Energy prices continued to spiral downward with crude slipping 0.3% May 17 in the New York futures market as the European Central Bank halted loans to banks in Greece, bringing the Euro-zone a step closer to possible break up.
The front-month natural gas contract dipped 0.9% after the Energy Information Administration reported a bigger-than expected injection of 61 bcf of gas into US underground storage in the week ended May 11 (OGJ Online, May 17, 2012).
European concerns continued to weigh on the broader markets, said analysts in the Houston office of Raymond James & Associates Inc. “The Standard & Poor’s 500 Index tumbled 1.5% as investors' view of the global economic outlook remained grim,” they said. Energy stocks followed the commodities and broader markets down, with the SIG Oil Exploration & Production Index falling 2.1% and the Oil Service Index dropping 0.6%.

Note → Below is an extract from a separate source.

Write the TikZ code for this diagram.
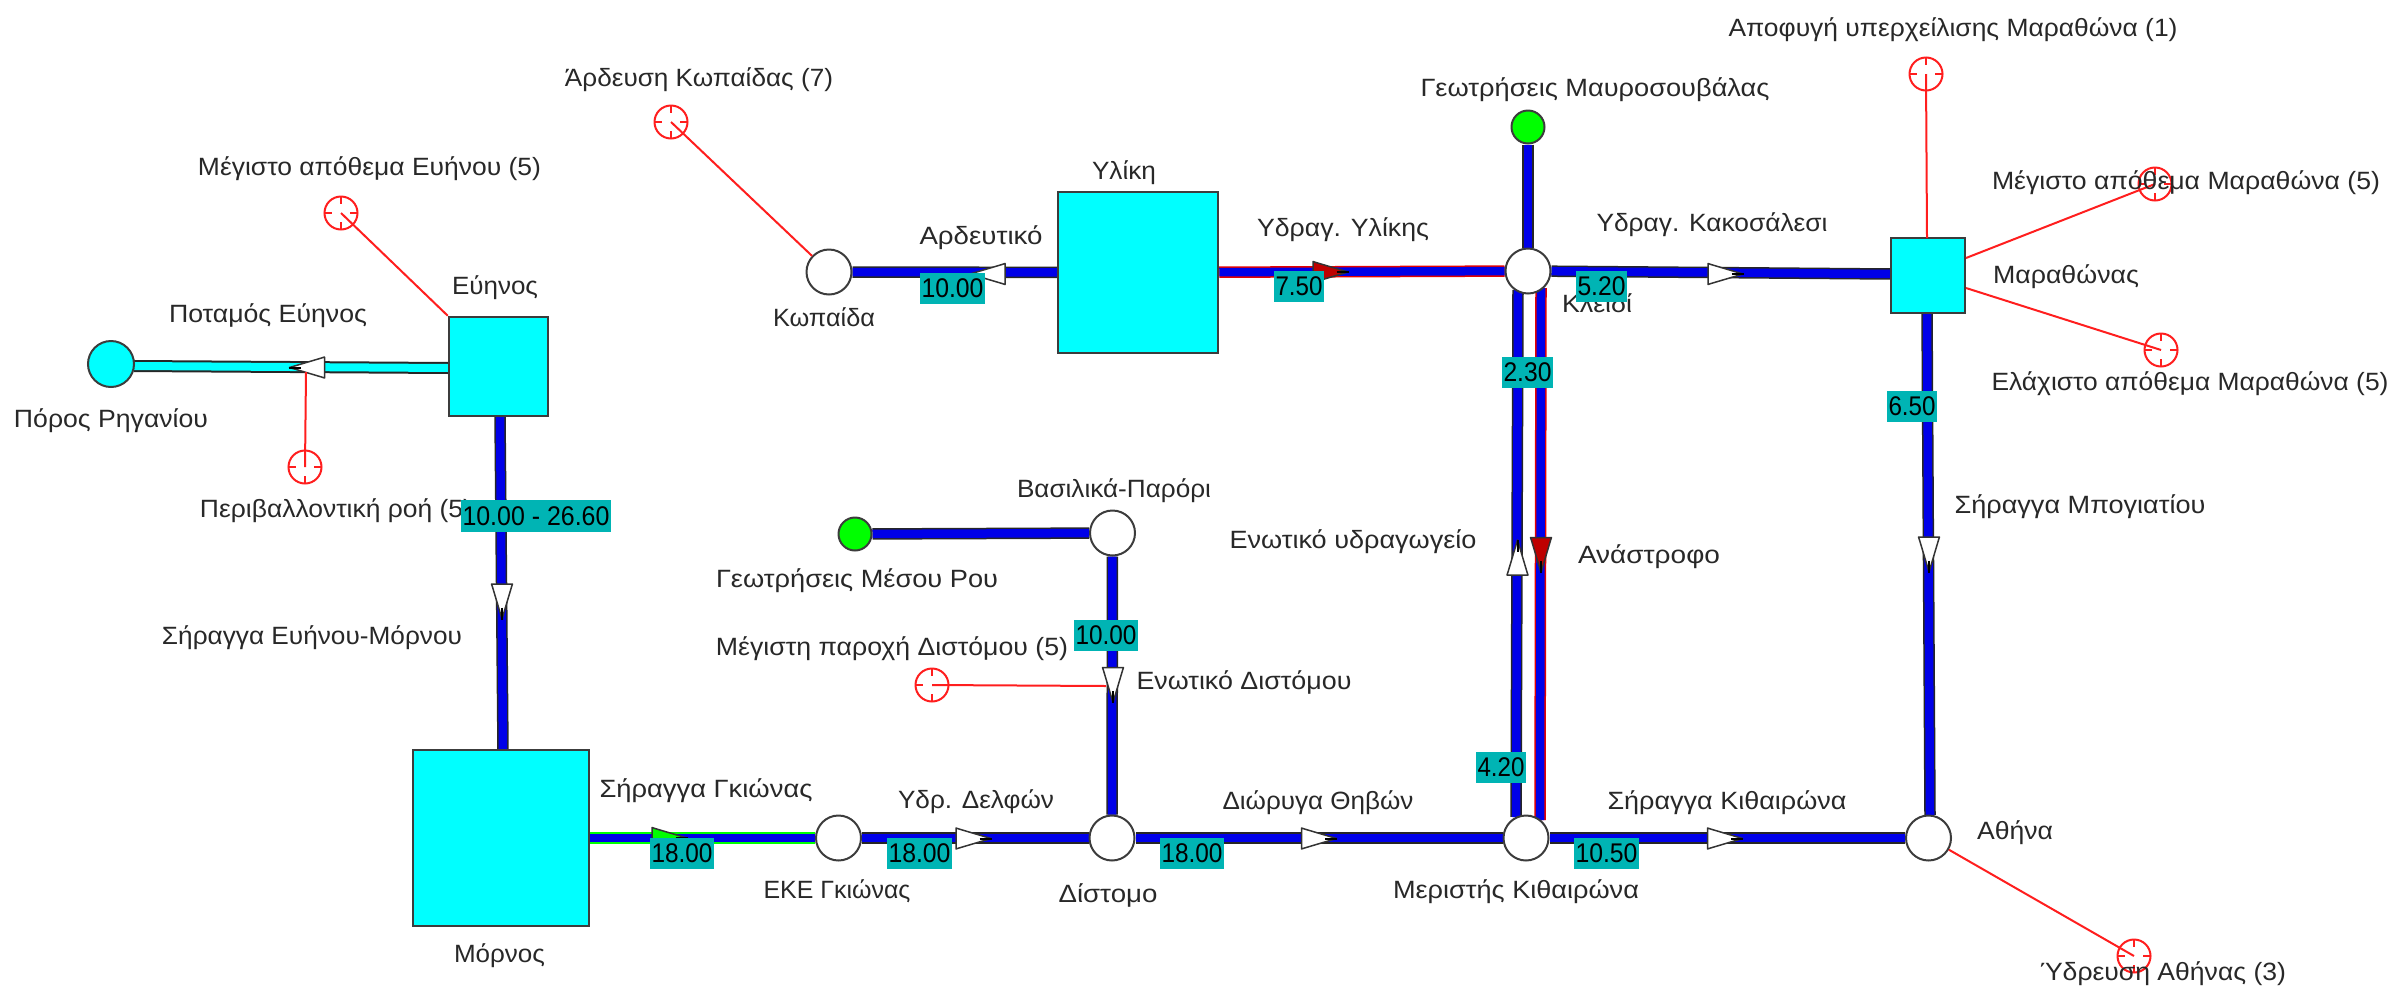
\documentclass[tikz,border=0pt]{standalone}
\usepackage{graphicx}
\usepackage{fontspec}
\setmainfont{Liberation Sans}
\usetikzlibrary{calc}
\definecolor{pipeblue}{RGB}{0,0,232}
\definecolor{boxcyan}{RGB}{0,255,255}
\definecolor{valteal}{RGB}{0,180,180}
\definecolor{inkgray}{RGB}{40,40,40}
\definecolor{nodeline}{RGB}{60,60,60}
\definecolor{limegreen}{RGB}{0,255,0}
\definecolor{gaugered}{RGB}{255,30,30}
\definecolor{arrowred}{RGB}{190,0,0}
\pgfdeclarelayer{bg}
\pgfsetlayers{bg,main}
\tikzset{
  pipe/.style={draw=black!85,double=pipeblue,line width=1.5pt,double distance=8.5pt},
  pipered/.style={pipe,draw=red!90!black},
  pipegreen/.style={pipe,draw=limegreen},
  pipecyan/.style={draw=black!85,double=boxcyan,line width=2pt,double distance=8pt},
  junction/.style={circle,draw=nodeline,fill=white,line width=2pt,minimum size=45pt,inner sep=0pt},
  source/.style={circle,draw=nodeline,fill=limegreen,line width=2pt,minimum size=33pt,inner sep=0pt},
  riversrc/.style={circle,draw=nodeline,fill=boxcyan,line width=2pt,minimum size=46pt,inner sep=0pt},
  reservoir/.style={rectangle,draw=nodeline,fill=boxcyan,line width=2.5pt,inner sep=0pt},
  gauge/.style={circle,draw=gaugered,fill=white,line width=2pt,minimum size=33pt,inner sep=0pt,
    path picture={
      \draw[gaugered,line width=2pt,shorten >=9pt] (path picture bounding box.north) -- (path picture bounding box.center);
      \draw[gaugered,line width=2pt,shorten >=9pt] (path picture bounding box.south) -- (path picture bounding box.center);
      \draw[gaugered,line width=2pt,shorten >=9pt] (path picture bounding box.east) -- (path picture bounding box.center);
      \draw[gaugered,line width=2pt,shorten >=9pt] (path picture bounding box.west) -- (path picture bounding box.center);
    }},
  redlink/.style={draw=gaugered,line width=2pt},
  txt/.style={anchor=base,inner sep=0pt,text=inkgray,font=\fontsize{25}{30}\selectfont},
  val/.style={fill=valteal,inner sep=0pt,text=black,minimum height=31pt,font=\fontsize{27}{30}\selectfont},
  pics/flow/.style={code={
    \draw[fill=#1,draw=black!80,line width=1.5pt,line join=round] (-17.5,-10.5) -- (-14.5,-9.5) -- (17.5,0) -- (-14.5,9.5) -- (-17.5,10.5) -- cycle;
    \draw[black,line width=2pt] (6,0) -- (18,0);
  }}
}
\newcommand{\lbl}[5]{\node[txt] (#1) at (#2,#3) {\resizebox{#4pt}{\height}{#5}};}
\newcommand{\valbox}[6]{\node[val,minimum width=#4pt,minimum height=#5pt] (#1) at (#2,#3) {\resizebox{\dimexpr#4pt-3pt\relax}{\height}{#6}};}
\begin{document}
\begin{tikzpicture}[x=1pt,y=-1pt]
\useasboundingbox (0,0) rectangle (2394,986);
% reservoirs
\node[reservoir,minimum width=99pt,minimum height=99pt] (euinos) at (498.5,366.5) {};
\node[reservoir,minimum width=176pt,minimum height=176pt] (mornos) at (501,838) {};
\node[reservoir,minimum width=160pt,minimum height=161pt] (yliki) at (1138,272.5) {};
\node[reservoir,minimum width=74pt,minimum height=75pt] (marathon) at (1928,275.5) {};
% junctions and sources
\node[riversrc] (poros) at (111,364) {};
\node[junction] (kopaida) at (829,272) {};
\node[junction] (kleidi) at (1528,271) {};
\node[junction] (vasilika) at (1112.5,533) {};
\node[junction] (eke) at (838.5,838) {};
\node[junction] (distomo) at (1112,838) {};
\node[junction] (meristis) at (1526,838) {};
\node[junction] (athina) at (1928.5,838) {};
\node[source] (mavro) at (1528,127) {};
\node[source] (mesou) at (855,534) {};
% gauges
\node[gauge] (gmaxe) at (341,213) {};
\node[gauge] (gard) at (671,122) {};
\node[gauge] (genv) at (305,467) {};
\node[gauge] (gdis) at (932,685) {};
\node[gauge] (gapo) at (1926,74) {};
\node[gauge] (gmaxm) at (2155,184) {};
\node[gauge] (gminm) at (2161,350) {};
\node[gauge] (gath) at (2134,956) {};
% free ends of links
\coordinate (pora) at (134,366);
\coordinate (evna) at (449,368);
\coordinate (tuna) at (500,416);
\coordinate (tunb) at (503,750);
\coordinate (mara) at (1891,274);
\coordinate (klbt) at (1518,290);
\coordinate (mebt) at (1516,817);
\coordinate (klrd) at (1541,288);
\coordinate (merd) at (1540,820);
\coordinate (mart) at (1927,313);
\coordinate (athb) at (1930,815);
\coordinate (envt) at (306,372);
\coordinate (dist) at (1106,686);
\coordinate (aptop) at (1927,238);
\coordinate (mxst) at (1966,258);
\coordinate (mnst) at (1966,288);
% pipes
\begin{pgfonlayer}{bg}
\draw[pipecyan] (pora) -- (evna);
\draw[pipe] (tuna) -- (tunb);
\draw[pipegreen] (mornos) -- (eke);
\draw[pipe] (eke) -- (distomo);
\draw[pipe] (distomo) -- (meristis);
\draw[pipe] (meristis) -- (athina);
\draw[pipe] (mesou) -- (vasilika);
\draw[pipe] (vasilika) -- (distomo);
\draw[pipe] (kopaida) -- (yliki);
\draw[pipered] (yliki) -- (kleidi);
\draw[pipe] (mavro) -- (kleidi);
\draw[pipe] (kleidi) -- (mara);
\draw[pipe] (mart) -- (athb);
\draw[pipe] (mebt) -- (klbt);
\draw[pipered] (klrd) -- (merd);
\end{pgfonlayer}
% flow arrows
\pic[rotate=180] at (307,367.5) {flow=white};
\pic[rotate=-90] at (502,601.5) {flow=white};
\pic at (669.5,838) {flow=limegreen};
\pic at (973.5,838.5) {flow=white};
\pic at (1319,838.5) {flow=white};
\pic at (1725,838.5) {flow=white};
\pic[rotate=180] at (987.5,274) {flow=white};
\pic at (1330.5,272) {flow=arrowred};
\pic at (1725.5,274) {flow=white};
\pic[rotate=90] at (1517.5,557.5) {flow=white};
\pic[rotate=-90] at (1541,555) {flow=arrowred};
\pic[rotate=-90] at (1113,685) {flow=white};
\pic[rotate=-90] at (1929,554.5) {flow=white};
% control links
\draw[redlink] (gmaxe.center) -- (euinos.north west);
\draw[redlink] (gard.center) -- (kopaida);
\draw[redlink] (envt) -- (genv.center);
\draw[redlink] (gdis.center) -- (dist);
\draw[redlink] (gapo.center) -- (aptop);
\draw[redlink] (mxst) -- (gmaxm.center);
\draw[redlink] (mnst) -- (gminm.center);
\draw[redlink] (athina) -- (gath.center);
% texts
\lbl{tmaxe}{369.5}{175}{343}{Μέγιστο απόθεμα Ευήνου (5)}
\lbl{tev}{495}{294}{86}{Εύηνος}
\lbl{tpot}{268}{322}{198}{Ποταμός Εύηνος}
\lbl{tpor}{111}{427}{194}{Πόρος Ρηγανίου}
\lbl{tard}{699}{86}{268}{Άρδευση Κωπαίδας (7)}
\lbl{tenv}{336}{517}{272}{Περιβαλλοντική ροή (5)}
\lbl{ttun}{312}{644}{300}{Σήραγγα Ευήνου-Μόρνου}
\lbl{tmor}{499.5}{962}{91}{Μόρνος}
\lbl{tgk}{706}{797}{213}{Σήραγγα Γκιώνας}
\lbl{tmes}{857}{587}{282}{Γεωτρήσεις Μέσου Ρου}
\lbl{tmaxd}{892}{655}{352}{Μέγιστη παροχή Διστόμου (5)}
\lbl{teke}{837}{898}{147}{ΕΚΕ Γκιώνας}
\lbl{tkop}{824}{326}{102}{Κωπαίδα}
\lbl{tadr}{981}{244}{123}{Αρδευτικό}
\lbl{tyli}{1124}{179}{64}{Υλίκη}
\lbl{tydy}{1343}{236}{172}{Υδραγ. Υλίκης}
\lbl{tmav}{1595}{96}{349}{Γεωτρήσεις Μαυροσουβάλας}
\lbl{tkle}{1597}{312}{70}{Κλειδί}
\lbl{tydk}{1712}{231}{231}{Υδραγ. Κακοσάλεσι}
\lbl{tapo}{1953}{36}{449}{Αποφυγή υπερχείλισης Μαραθώνα (1)}
\lbl{tmar}{2066}{283}{146}{Μαραθώνας}
\lbl{tmaxm}{2186}{189}{388}{Μέγιστο απόθεμα Μαραθώνα (5)}
\lbl{tminm}{2190}{390}{397}{Ελάχιστο απόθεμα Μαραθώνα (5)}
\lbl{tvas}{1114}{497}{194}{Βασιλικά-Παρόρι}
\lbl{tenyd}{1353}{548}{247}{Ενωτικό υδραγωγείο}
\lbl{tana}{1649}{563}{142}{Ανάστροφο}
\lbl{tendi}{1244}{689}{215}{Ενωτικό Διστόμου}
\lbl{tydd}{976}{808}{156}{Υδρ. Δελφών}
\lbl{tdio}{1318}{809}{191}{Διώρυγα Θηβών}
\lbl{tdis}{1108}{902}{99}{Δίστομο}
\lbl{tmer}{1516}{898}{246}{Μεριστής Κιθαιρώνα}
\lbl{tski}{1727}{809}{239}{Σήραγγα Κιθαιρώνα}
\lbl{tath}{2015}{839}{76}{Αθήνα}
\lbl{tmpo}{2080}{513}{251}{Σήραγγα Μπογιατίου}
\lbl{tyda}{2163}{980}{246}{Ύδρευση Αθήνας (3)}
% values
\valbox{va}{536}{516}{150}{32}{10.00 - 26.60}
\valbox{vb}{682}{853.5}{64}{31}{18.00}
\valbox{vc}{919.5}{853.5}{65}{31}{18.00}
\valbox{vd}{1192}{853.5}{64}{31}{18.00}
\valbox{ve}{1606.5}{853.5}{65}{31}{10.50}
\valbox{vf}{1501}{767.5}{50}{31}{4.20}
\valbox{vg}{1527.5}{372.5}{51}{31}{2.30}
\valbox{vh}{1106}{635.5}{64}{31}{10.00}
\valbox{vi}{952.5}{288.5}{65}{31}{10.00}
\valbox{vj}{1299}{286.5}{50}{31}{7.50}
\valbox{vk}{1601.5}{286.5}{51}{31}{5.20}
\valbox{vl}{1912}{406.5}{50}{31}{6.50}
\end{tikzpicture}
\end{document}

James Zhang at Standard New York Securities Inc., the Standard Bank Group, said US data also contributed to the woes of risk assets with the latest area economic report from the Philadelphia Federal Reserve Bank “turning negative.”
Zhang maintains “a neutral to slightly bullish view for the oil market in the very short term, as the Euro-zone debt crisis is unfolding.” Meanwhile, he said, “The reopening of the Iranian nuclear negotiations later this month poses substantial risks to both the upside and downside. That said, there is fairly firm fundamental support at the $100/bbl level for crude oil prices in the short term.”
He expects oil market fundamentals to tighten in the second half of this year. “Brent crude oil has remained in backwardation so far this year, which means oil stocks are unlikely to have built much outside the US. The spring refinery maintenance season in the Northern Hemisphere has come to an end, which should see crude demand pick up,” Zhang said. “However, we are bearish on oil product cracks (price difference between products and crude oil) for the third quarter due to the expected high refinery runs. We expect a seasonal product build in middle-distillates in the third quarter.”
The June and July contracts for benchmark US light, sweet crudes each dipped 25¢ to $92.56/bbl and $92.94/bbl, respectively, on the New York Mercantile Exchange. On the US spot market, West Texas Intermediate at Cushing, Okla., also was down 25¢, matching the front-month futures price of 92.56/bbl.
Heating oil for June delivery declined 4.86¢ to $2.85/gal on NYMEX. Reformulated stock for oxygenate blending for the same month decreased 4.27¢ to $2.88/gal.
The June natural gas contract lost 2.4¢ to $2.59/MMbtu on NYMEX. On the US spot market, however, gas at Henry Hub, La., climbed 5.9¢ to $2.56/MMbtu.
In London, the new front-month July IPE contract for North Sea Brent fell $2.26 to $107.49/bbl. Gas oil for June dropped $13 to $918.50/tonne.
The average price for the Organization of Petroleum Exporting Countries’ basket of 12 benchmark crudes was down $1.04 to $107.10/bbl.